Unfortunately he bakes like he does most things. He only reads the first line of the instructions. I told him to read steps 4-7 to see what needed to be done to get them ready for baking. Apparently he only read 4 and 5 because step 6 tells you to flatten the balls of dough. This was after he tried to add chocolate chips to the sugar cookie dough. The mean Mom that I am wouldn't let him. I told him to make Chocolate Chip cookies if that's what he wanted.
They don't look too bad, just not like regular Sugar Cookies. But then, I've talked about Middle Child and his lack of conforming to my version of Normalcy.
5 comments:
They look yummy too me! But I understand - they need to do what we say when we say:)
I heard Ellen tell Dean the other night that he was filling the dishwasher wronge. She shows him how it is done and tells him that this is how Mom likes it done and you have to do it that way or she gets mad:( Great!

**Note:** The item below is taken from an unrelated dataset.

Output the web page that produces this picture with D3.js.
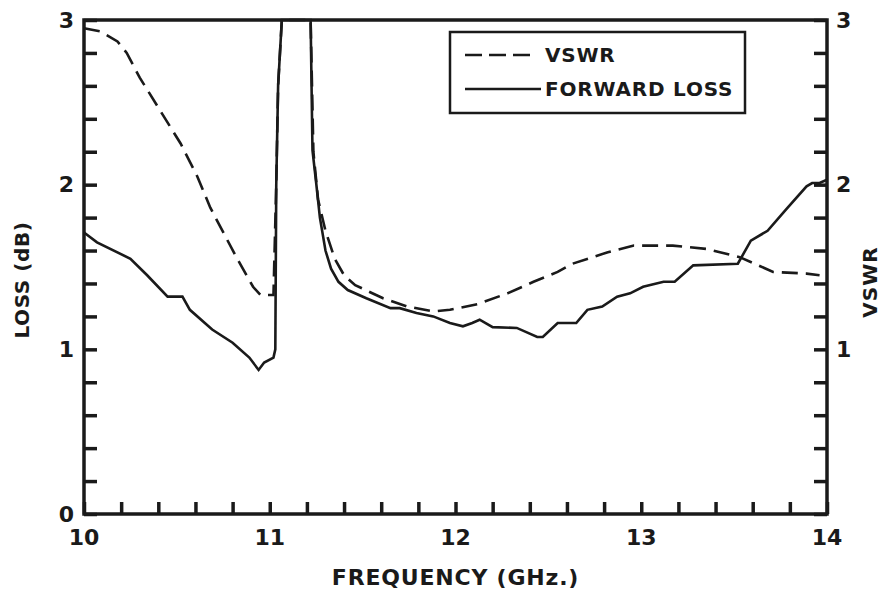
<!DOCTYPE html>
<html><head><meta charset="utf-8">
<script src="https://cdn.jsdelivr.net/npm/d3@7"></script>
<style>
body{margin:0;background:#fff;}
svg{display:block;}
text{font-family:"DejaVu Sans",sans-serif;fill:#1a1a1a;font-weight:bold;}
</style></head>
<body><svg id="c" width="888" height="592"></svg>
<script>
// ---- data ----
const lossFreq = [10.00,10.07,10.25,10.34,10.45,10.53,10.57,10.69,10.80,10.89,10.94,10.97,11.02,11.03,11.035,11.045,11.065,11.22,11.23,11.25,11.27,11.30,11.33,11.37,11.42,11.52,11.65,11.70,11.79,11.88,11.97,12.04,12.09,12.13,12.20,12.33,12.44,12.47,12.55,12.65,12.71,12.79,12.87,12.94,13.01,13.12,13.18,13.28,13.52,13.59,13.68,13.78,13.89,13.92,13.96,14.00];
const lossValues = [1.71,1.65,1.55,1.45,1.32,1.32,1.24,1.12,1.04,0.95,0.875,0.92,0.95,1.00,2.0,2.6,3.0,3.0,2.21,2.01,1.80,1.60,1.49,1.41,1.36,1.31,1.25,1.25,1.22,1.20,1.16,1.14,1.16,1.18,1.135,1.13,1.075,1.075,1.16,1.16,1.24,1.26,1.32,1.34,1.38,1.41,1.41,1.51,1.52,1.66,1.72,1.85,1.99,2.01,2.01,2.03];
const vswrFreq = [10.00,10.09,10.18,10.23,10.30,10.41,10.52,10.61,10.68,10.75,10.82,10.91,10.95,11.02,11.035,11.045,11.065,11.22,11.235,11.26,11.30,11.35,11.40,11.46,11.61,11.74,11.88,11.97,12.12,12.28,12.42,12.55,12.63,12.82,12.96,13.17,13.35,13.53,13.71,13.89,13.96];
const vswrValues = [2.95,2.93,2.87,2.80,2.65,2.45,2.25,2.05,1.86,1.71,1.56,1.38,1.33,1.33,2.0,2.6,3.0,3.0,2.2,1.91,1.72,1.55,1.45,1.39,1.31,1.26,1.23,1.24,1.275,1.34,1.41,1.47,1.52,1.59,1.63,1.63,1.61,1.56,1.47,1.46,1.45];
const xTickLabels = [10,11,12,13,14];
const leftTickLabels = [0,1,2,3];
const rightTickLabels = [1,2,3];
const legendLabels = ["VSWR","FORWARD LOSS"];
const xTitle = "FREQUENCY (GHz.)";
const yTitleLeft = "LOSS (dB)";
const yTitleRight = "VSWR";

// ---- layout ----
const L=84, R=827, T=20, B=514;
const ink = "#1a1a1a";
const svg = d3.select("#c");
const x = d3.scaleLinear().domain([10,14]).range([L,R]);
const y = d3.scaleLinear().domain([0,3]).range([B,T]);

const minorX = d3.range(0,21).map(i=>10+i*0.2);
const minorY = d3.range(0,16).map(i=>i*0.2);

const gx = svg.append("g").attr("transform",`translate(0,${B})`)
  .call(d3.axisTop(x).tickValues(minorX).tickSize(12).tickFormat(""));
const gl = svg.append("g").attr("transform",`translate(${L},0)`)
  .call(d3.axisRight(y).tickValues(minorY).tickSize(13).tickFormat(""));
const gr = svg.append("g").attr("transform",`translate(${R},0)`)
  .call(d3.axisLeft(y).tickValues(minorY).tickSize(13).tickFormat(""));
[gx,gl,gr].forEach(g=>{
  g.select(".domain").remove();
  g.selectAll(".tick line").attr("stroke",ink).attr("stroke-width",3.5);
});

svg.append("rect").attr("x",L).attr("y",T).attr("width",R-L).attr("height",B-T)
  .attr("fill","none").attr("stroke",ink).attr("stroke-width",3.5);

svg.append("g").selectAll("text").data(xTickLabels).join("text")
  .attr("x",d=>x(d)).attr("y",B+23).attr("text-anchor","middle").attr("dominant-baseline","central")
  .attr("font-size",22).text(d=>d);
svg.append("g").selectAll("text").data(leftTickLabels).join("text")
  .attr("x",L-10).attr("y",d=>y(d)).attr("text-anchor","end").attr("dominant-baseline","central")
  .attr("font-size",22).text(d=>d);
svg.append("g").selectAll("text").data(rightTickLabels).join("text")
  .attr("x",R+9).attr("y",d=>y(d)).attr("text-anchor","start").attr("dominant-baseline","central")
  .attr("font-size",22).text(d=>d);

svg.append("text").attr("x",(L+R)/2).attr("y",577).attr("text-anchor","middle")
  .attr("dominant-baseline","central").attr("font-size",22).attr("letter-spacing",0.8).text(xTitle);
svg.append("text").attr("transform","translate(22,280) rotate(-90)").attr("text-anchor","middle")
  .attr("dominant-baseline","central").attr("font-size",20).attr("letter-spacing",0.6).text(yTitleLeft);
svg.append("text").attr("transform","translate(870,282) rotate(-90)").attr("text-anchor","middle")
  .attr("dominant-baseline","central").attr("font-size",20).attr("letter-spacing",1).text(yTitleRight);

const line = d3.line().x(d=>x(d[0])).y(d=>y(d[1]));
const lossData = lossFreq.map((f,i)=>[f,lossValues[i]]);
const vswrData = vswrFreq.map((f,i)=>[f,vswrValues[i]]);
svg.append("path").datum(vswrData).attr("d",line).attr("fill","none")
  .attr("stroke",ink).attr("stroke-width",2.6).attr("stroke-dasharray","16,8");
svg.append("path").datum(lossData).attr("d",line).attr("fill","none")
  .attr("stroke",ink).attr("stroke-width",2.6);

const lg = svg.append("g");
lg.append("rect").attr("x",450).attr("y",32).attr("width",295).attr("height",81)
  .attr("fill","#fff").attr("stroke",ink).attr("stroke-width",2.5);
const legY = [55,89];
lg.append("line").attr("x1",465).attr("x2",530).attr("y1",legY[0]).attr("y2",legY[0])
  .attr("stroke",ink).attr("stroke-width",2.6).attr("stroke-dasharray","17,7");
lg.append("line").attr("x1",465).attr("x2",541).attr("y1",legY[1]).attr("y2",legY[1])
  .attr("stroke",ink).attr("stroke-width",2.6);
lg.selectAll("text.l").data(legendLabels).join("text").attr("class","l")
  .attr("x",545).attr("y",(d,i)=>legY[i]).attr("dominant-baseline","central")
  .attr("font-size",20).attr("letter-spacing",0.8).text(d=>d);
</script></body></html>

Hey, I love cookies. I would give them a try in a heartbeat. I'm sure they tasted good. Donna, I'm with you, they look great compared to a taking the boys to a store.
I just love middle child. We told Bonnie only sad little girls get easy bake ovens because they have bad mommies. Why are the mommies bad, because they don't let their kids help cook in the kitchen. You can tell Clayton you're a good mommy.
I'd eat them! and Sally, the easy bake oven ordeal. Argh! I feel for you, Sydney wants one, again, this year!
They look pretty good! And I can hardly blame him for wanting to put chocolate chips in. (Better than Joshua, who tried to add a produce sticker and other random treasures to the dough when we made cookies last week.)